Scots and Welsh quick to distance themselves from England's shame
The Irish Independent:- http://www.independent.ie/opinion/analysis/mary-kenny-scots-and-welsh-quick-to-distance-themselves-from-englands-shame-2848180.html
An unexpected outcome of the riots which took place in London, Birmingham, Manchester, Liverpool, Huddersfield, Nottingham, Leicester, Gloucester and the Medway last week was the revival of the concept of "England".
When some commentators referred to the "riots which broke out in Britain", the Scots and the Welsh were very quick to point out: "No, not Britain. England."
Quite so. There were no such disturbances in Scotland or Wales. Britain consists of England, Scotland and Wales.
There were no such disturbances in Northern Ireland (much less the Isle of Man or the Channel Islands): the United Kingdom comprises Great Britain, Northern Ireland and the other islands under the writ of the crown.
All the trouble happened in England. The riotous week is now referred to as "the burning of England", or "land of loot and burning".
In London, some commentators took to referring to the rioters as "Englishmen". One commentator, advocating tough policing, said that in Northern Ireland the police were known to use robust methods of crowd control. "If we don't mollycoddle Irishmen, why should we mollycoddle Englishmen?"
It is interesting that it has taken this distressing and sometimes shameful series of events to restore the concept of "England" -- a concept that had been buried, for many decades now, under the wider description of "Britain" or "The UK".
It's funny, because until The Troubles in Northern Ireland during the 1970s and 80s, Irish nationalists traditionally spoke about "England" as the hereditary oppressor -- rather than Britain.
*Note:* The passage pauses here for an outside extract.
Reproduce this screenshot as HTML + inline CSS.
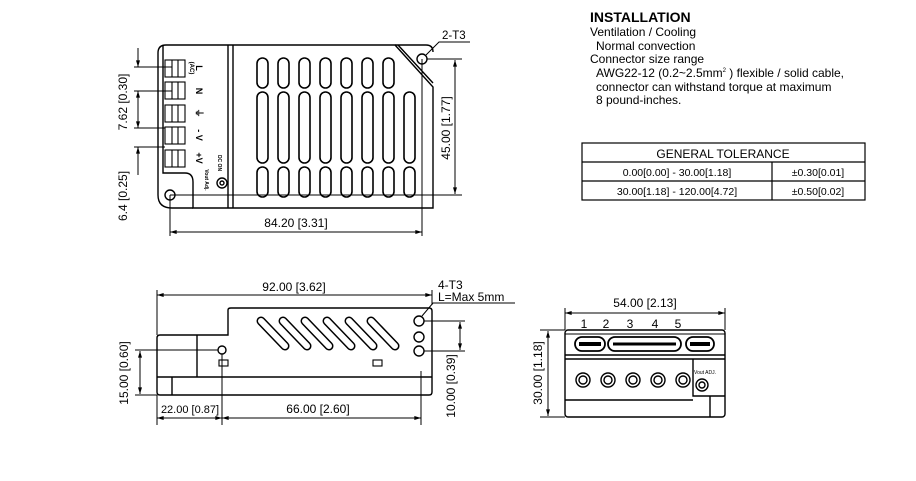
<!DOCTYPE html>
<html><head><meta charset="utf-8"><style>
html,body{margin:0;padding:0;background:#fff;}
svg{display:block;font-family:"Liberation Sans",sans-serif;}
</style></head><body>
<svg width="916" height="481" viewBox="0 0 916 481" xmlns="http://www.w3.org/2000/svg">
<defs>
<marker id="a" viewBox="0 0 10 6" refX="10" refY="3" markerWidth="8" markerHeight="4" orient="auto-start-reverse"><path d="M0,0L10,3L0,6z" fill="#000"/></marker>
</defs>
<g fill="none" stroke="#000" stroke-width="1.4">
<!-- TOP VIEW -->
<path d="M166,45 H395 L433,87 V208 H193 V182 Q193,173 185,173 H163 V45"/>
<path d="M166,45 Q158,45 158,53 V195 Q158,208 172,208 H193"/>
<path d="M395,45 H426 Q433,45 433,52"/>
<line x1="398" y1="45" x2="433" y2="83"/>
<line x1="228" y1="45" x2="228" y2="208"/>
<line x1="233" y1="45" x2="233" y2="208"/>
<g stroke-width="1.1">
<rect x="165" y="60" width="20" height="17"/><line x1="172" y1="60" x2="172" y2="77"/><line x1="178" y1="60" x2="178" y2="77"/>
<rect x="165" y="82" width="20" height="17"/><line x1="172" y1="82" x2="172" y2="99"/><line x1="178" y1="82" x2="178" y2="99"/>
<rect x="165" y="105" width="20" height="17"/><line x1="172" y1="105" x2="172" y2="122"/><line x1="178" y1="105" x2="178" y2="122"/>
<rect x="165" y="127" width="20" height="17"/><line x1="172" y1="127" x2="172" y2="144"/><line x1="178" y1="127" x2="178" y2="144"/>
<rect x="165" y="150" width="20" height="17"/><line x1="172" y1="150" x2="172" y2="167"/><line x1="178" y1="150" x2="178" y2="167"/>
</g>
<g stroke-width="1.6">
<rect x="257" y="58" width="11" height="30" rx="5.5"/><rect x="278" y="58" width="11" height="30" rx="5.5"/><rect x="299" y="58" width="11" height="30" rx="5.5"/><rect x="320" y="58" width="11" height="30" rx="5.5"/><rect x="341" y="58" width="11" height="30" rx="5.5"/><rect x="362" y="58" width="11" height="30" rx="5.5"/><rect x="383" y="58" width="11" height="30" rx="5.5"/>
<rect x="257" y="92" width="11" height="71" rx="5.5"/><rect x="278" y="92" width="11" height="71" rx="5.5"/><rect x="299" y="92" width="11" height="71" rx="5.5"/><rect x="320" y="92" width="11" height="71" rx="5.5"/><rect x="341" y="92" width="11" height="71" rx="5.5"/><rect x="362" y="92" width="11" height="71" rx="5.5"/><rect x="383" y="92" width="11" height="71" rx="5.5"/><rect x="404" y="92" width="11" height="71" rx="5.5"/>
<rect x="257" y="167" width="11" height="30" rx="5.5"/><rect x="278" y="167" width="11" height="30" rx="5.5"/><rect x="299" y="167" width="11" height="30" rx="5.5"/><rect x="320" y="167" width="11" height="30" rx="5.5"/><rect x="341" y="167" width="11" height="30" rx="5.5"/><rect x="362" y="167" width="11" height="30" rx="5.5"/><rect x="383" y="167" width="11" height="30" rx="5.5"/><rect x="404" y="167" width="11" height="30" rx="5.5"/>
</g>
<circle cx="422" cy="59" r="5"/><circle cx="170" cy="195" r="5"/>
<circle cx="222" cy="183" r="5"/><circle cx="222" cy="183" r="2"/>
<!-- top dims -->
<line x1="170" y1="195" x2="170" y2="236" stroke-width="1"/>
<line x1="422" y1="59" x2="422" y2="236" stroke-width="1"/>
<line x1="170" y1="232" x2="422" y2="232" stroke-width="1" marker-start="url(#a)" marker-end="url(#a)"/>
<line x1="427" y1="59" x2="462" y2="59" stroke-width="1"/>
<line x1="170" y1="195" x2="462" y2="195" stroke-width="1"/>
<line x1="455" y1="60" x2="455" y2="194" stroke-width="1" marker-start="url(#a)" marker-end="url(#a)"/>
<path d="M426,55 L439,42 H470" stroke-width="1"/>
<g stroke-width="1">
<line x1="134" y1="67" x2="172" y2="67"/><line x1="134" y1="91" x2="172" y2="91"/>
<line x1="134" y1="128" x2="165" y2="128"/><line x1="134" y1="147" x2="165" y2="147"/>
<line x1="138" y1="48" x2="138" y2="67" marker-end="url(#a)"/>
<line x1="138" y1="110" x2="138" y2="91" marker-end="url(#a)"/>
<line x1="138" y1="110" x2="138" y2="128" marker-end="url(#a)"/>
<line x1="138" y1="175" x2="138" y2="147" marker-end="url(#a)"/>
</g>
<!-- SIDE VIEW -->
<path d="M160,335 H228 V310 Q228,308 231,308 H429 Q432,308 432,311 V392 Q432,395 429,395 H160 Q157,395 157,392 V338 Q157,335 160,335 Z"/>
<line x1="157" y1="377" x2="432" y2="377"/>
<line x1="197" y1="335" x2="197" y2="377"/>
<line x1="172" y1="377" x2="172" y2="395"/>
<circle cx="222" cy="350" r="4"/>
<rect x="219" y="360" width="9" height="6" stroke-width="1.1"/><rect x="373" y="360" width="9" height="6" stroke-width="1.1"/>
<g stroke-width="1.6">
<path d="M261,321 L285,346" stroke-width="9" stroke-linecap="round"/>
<path d="M283,321 L307,346" stroke-width="9" stroke-linecap="round"/>
<path d="M305,321 L329,346" stroke-width="9" stroke-linecap="round"/>
<path d="M327,321 L351,346" stroke-width="9" stroke-linecap="round"/>
<path d="M349,321 L373,346" stroke-width="9" stroke-linecap="round"/>
<path d="M371,321 L395,346" stroke-width="9" stroke-linecap="round"/>
</g>
<g stroke="#fff" stroke-width="6" stroke-linecap="round">
<path d="M261,321 L285,346"/><path d="M283,321 L307,346"/><path d="M305,321 L329,346"/><path d="M327,321 L351,346"/><path d="M349,321 L373,346"/><path d="M371,321 L395,346"/>
</g>
<circle cx="419" cy="321" r="5"/><circle cx="419" cy="337" r="5"/><circle cx="419" cy="351" r="5"/>
<g stroke-width="1">
<line x1="157" y1="290" x2="157" y2="335"/><line x1="432" y1="290" x2="432" y2="305"/>
<line x1="157" y1="295" x2="432" y2="295" marker-start="url(#a)" marker-end="url(#a)"/>
<path d="M422,316 L433,303 H515"/>
<line x1="424" y1="321" x2="465" y2="321"/><line x1="424" y1="351" x2="465" y2="351"/>
<line x1="460" y1="322" x2="460" y2="350" marker-start="url(#a)" marker-end="url(#a)"/>
<line x1="421" y1="371" x2="421" y2="425"/>
<line x1="135" y1="350" x2="218" y2="350"/><line x1="135" y1="395" x2="157" y2="395"/>
<line x1="140" y1="351" x2="140" y2="394" marker-start="url(#a)" marker-end="url(#a)"/>
<line x1="157" y1="395" x2="157" y2="425"/><line x1="222" y1="354" x2="222" y2="425"/>
<line x1="157" y1="418" x2="222" y2="418" marker-start="url(#a)" marker-end="url(#a)"/>
<line x1="222" y1="418" x2="421" y2="418" marker-start="url(#a)" marker-end="url(#a)"/>
</g>
<!-- END VIEW -->
<rect x="565" y="330" width="160" height="87" rx="3"/>
<line x1="565" y1="334" x2="725" y2="334" stroke-width="1"/>
<line x1="565" y1="355" x2="725" y2="355"/><line x1="565" y1="359" x2="725" y2="359"/>
<g stroke-width="1.8">
<rect x="575" y="337" width="30" height="14" rx="7"/><rect x="608" y="337" width="73" height="14" rx="7"/><rect x="686" y="337" width="28" height="14" rx="7"/>
</g>
<line x1="579" y1="344" x2="601" y2="344" stroke-width="4"/><line x1="613" y1="344" x2="676" y2="344" stroke-width="3"/><line x1="690" y1="344" x2="710" y2="344" stroke-width="4"/>
<g stroke-width="1.4">
<circle cx="583" cy="380" r="7"/><circle cx="608" cy="380" r="7"/><circle cx="633" cy="380" r="7"/><circle cx="658" cy="380" r="7"/><circle cx="683" cy="380" r="7"/>
<circle cx="583" cy="380" r="4"/><circle cx="608" cy="380" r="4"/><circle cx="633" cy="380" r="4"/><circle cx="658" cy="380" r="4"/><circle cx="683" cy="380" r="4"/>
</g>
<path d="M693,359 V396 H725"/><line x1="565" y1="400" x2="693" y2="400"/>
<line x1="710" y1="396" x2="710" y2="417"/>
<circle cx="702" cy="385" r="6"/><circle cx="702" cy="385" r="3"/>
<g stroke-width="1">
<line x1="565" y1="308" x2="565" y2="330"/><line x1="725" y1="308" x2="725" y2="330"/>
<line x1="565" y1="313" x2="725" y2="313" marker-start="url(#a)" marker-end="url(#a)"/>
<line x1="540" y1="330" x2="565" y2="330"/><line x1="540" y1="417" x2="565" y2="417"/>
<line x1="548" y1="331" x2="548" y2="416" marker-start="url(#a)" marker-end="url(#a)"/>
</g>
<!-- table -->
<rect x="582" y="143" width="283" height="57" stroke-width="1.2"/>
<line x1="582" y1="162" x2="865" y2="162" stroke-width="1.2"/>
<line x1="582" y1="181" x2="865" y2="181" stroke-width="1.2"/>
<line x1="772" y1="162" x2="772" y2="200" stroke-width="1.2"/>
</g>
<g font-size="12" fill="#000">
<text x="296" y="227" text-anchor="middle">84.20 [3.31]</text>
<text x="442" y="39" font-size="11.5">2-T3</text>
<text transform="translate(450,128) rotate(-90)" text-anchor="middle">45.00 [1.77]</text>
<text transform="translate(127,102) rotate(-90)" text-anchor="middle">7.62 [0.30]</text>
<text transform="translate(127,196) rotate(-90)" text-anchor="middle">6.4 [0.25]</text>
<g font-size="9" font-weight="bold">
<text transform="translate(196,68) rotate(90)" text-anchor="middle">L</text>
<text transform="translate(196,91) rotate(90)" text-anchor="middle">N</text>
<text transform="translate(196,113) rotate(90)" text-anchor="middle">⏚</text>
<text transform="translate(196,135) rotate(90)" text-anchor="middle">- V</text>
<text transform="translate(196,158) rotate(90)" text-anchor="middle">+V</text>
<text transform="translate(190,68) rotate(90)" text-anchor="middle" font-size="6">(AC)</text>
<text transform="translate(218,163) rotate(90)" text-anchor="middle" font-size="5">DC ON</text>
<text transform="translate(205,180) rotate(90)" text-anchor="middle" font-size="5">Vout Adj.</text>
</g>
<text x="294" y="291" text-anchor="middle">92.00 [3.62]</text>
<text x="438" y="289">4-T3</text>
<text x="438" y="301">L=Max 5mm</text>
<text x="190" y="413" text-anchor="middle" font-size="11">22.00 [0.87]</text>
<text x="318" y="413" text-anchor="middle">66.00 [2.60]</text>
<text transform="translate(128,373) rotate(-90)" text-anchor="middle">15.00 [0.60]</text>
<text transform="translate(455,386) rotate(-90)" text-anchor="middle">10.00 [0.39]</text>
<text x="645" y="307" text-anchor="middle">54.00 [2.13]</text>
<text x="584" y="328" text-anchor="middle">1</text><text x="606" y="328" text-anchor="middle">2</text><text x="630" y="328" text-anchor="middle">3</text><text x="655" y="328" text-anchor="middle">4</text><text x="678" y="328" text-anchor="middle">5</text>
<text transform="translate(542,373) rotate(-90)" text-anchor="middle">30.00 [1.18]</text>
<text x="705" y="374" font-size="5" text-anchor="middle">Vout ADJ.</text>
<text x="590" y="22" font-size="14" font-weight="bold">INSTALLATION</text>
<text x="590" y="36">Ventilation / Cooling</text>
<text x="596" y="50">Normal convection</text>
<text x="590" y="63">Connector size range</text>
<text x="596" y="77">AWG22-12 (0.2~2.5mm<tspan font-size="6" dy="-5">2</tspan><tspan dy="5"> ) flexible / solid cable,</tspan></text>
<text x="596" y="91">connector can withstand torque at maximum</text>
<text x="596" y="104">8 pound-inches.</text>
<text x="723" y="158" text-anchor="middle">GENERAL TOLERANCE</text>
<text x="677" y="176" text-anchor="middle" font-size="10.5">0.00[0.00] - 30.00[1.18]</text>
<text x="818" y="176" text-anchor="middle" font-size="10.5">±0.30[0.01]</text>
<text x="677" y="195" text-anchor="middle" font-size="10.5">30.00[1.18] - 120.00[4.72]</text>
<text x="818" y="195" text-anchor="middle" font-size="10.5">±0.50[0.02]</text>
</g>
</svg>
</body></html>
All Michael Collins's writings about the national struggle refer to "England". So do all Patrick Pearse's. So do Yeats's -- in his celebrated and rousing poem, 'Easter 1916', he wrote that line, "For England may keep faith/After all that's been done and said".
But from the 1970s, and perhaps even before, England became "the Brits". As Welsh and Scottish regiments were very much part of the Crown forces, perhaps that was accurate.
Yet it was all linked to a wider agenda in which "England" had been subsumed into "Britain" and "the United Kingdom". Partly this arose because Scots who were nationalists -- but also, paradoxically, unionists -- wanted to be included in "Britain", but did not want to be included in "England" (as the French would refer to the British in general as "Les Anglais").
Meanwhile, airport schedules referred to the whole realm as the "United Kingdom". Scroll down the booking system of an airline for "country of origin" and the United Kingdom pops up just before the United States, (and just after the United Arab Emirates).
Thus "the UK" came into common parlance, and hardly anyone spoke about "England" any more, except in the context of tourism. Even then, it was minimalist. Crossing into Wales, there are huge signs, in Welsh and English, telling travellers they are welcome to Wales ('CROESO I CYMRU'); cross back the other way, and there is just a little apologetic signpost somewhere along the road bearing the information that you are now in Shropshire.
England, having been the dominant nation in what was once the four nations in the Union of Great Britain and Ireland, in recent years became the most invisible one. Especially as the Scots and the Welsh followed the examples of Irish nationalists and affirmed their identity. But you can never suppress what is inherent in any culture, and "England" began to reassert herself in a number of ways.
First came the cross of St George, often hoisted at football matches. A perfectly nice group representing English Heritage emerged and then a rather nasty one called the English Defence League followed.
As Scotland got its own parliament, there were English protests about "the West Lothian question": it was unfair that Scottish Members of Parliament could vote on English matters at Westminster, while English MPs could not vote on Scottish matters in Edinburgh.
And then came the riots which, the Celtic nations were insistently pointing out, were confined to England -- which indeed they were.
There are social problems in England which are different from those in Scotland and Wales. Scotland has a better education system (although a more serious national problem with alcohol, and with sectarianism too); Welsh society is more family-based and with greater community cohesion based on language and religious ties, and it has not had to absorb so many migrants.
So England has re-emerged as a separate concept. It's just rather sad that it has taken this week of civil disorder -- and loss of life -- to make that point.
Britain, and the United Kingdom, are political, or passport, definitions. England, Scotland and Wales are cultural and even national distinctions, and it is right that they should be seen separately. Poetry and rhetoric, too, have always favoured cultural identity, rather than political entities: Browning didn't write, "Oh, to be in Britain, now that April's there" and Nelson didn't say, "Britain expects that every man this day will do his duty".
And there is one consolation for the men and women of the English nation this week: the triumphal performance of "England" in its cricket game against India.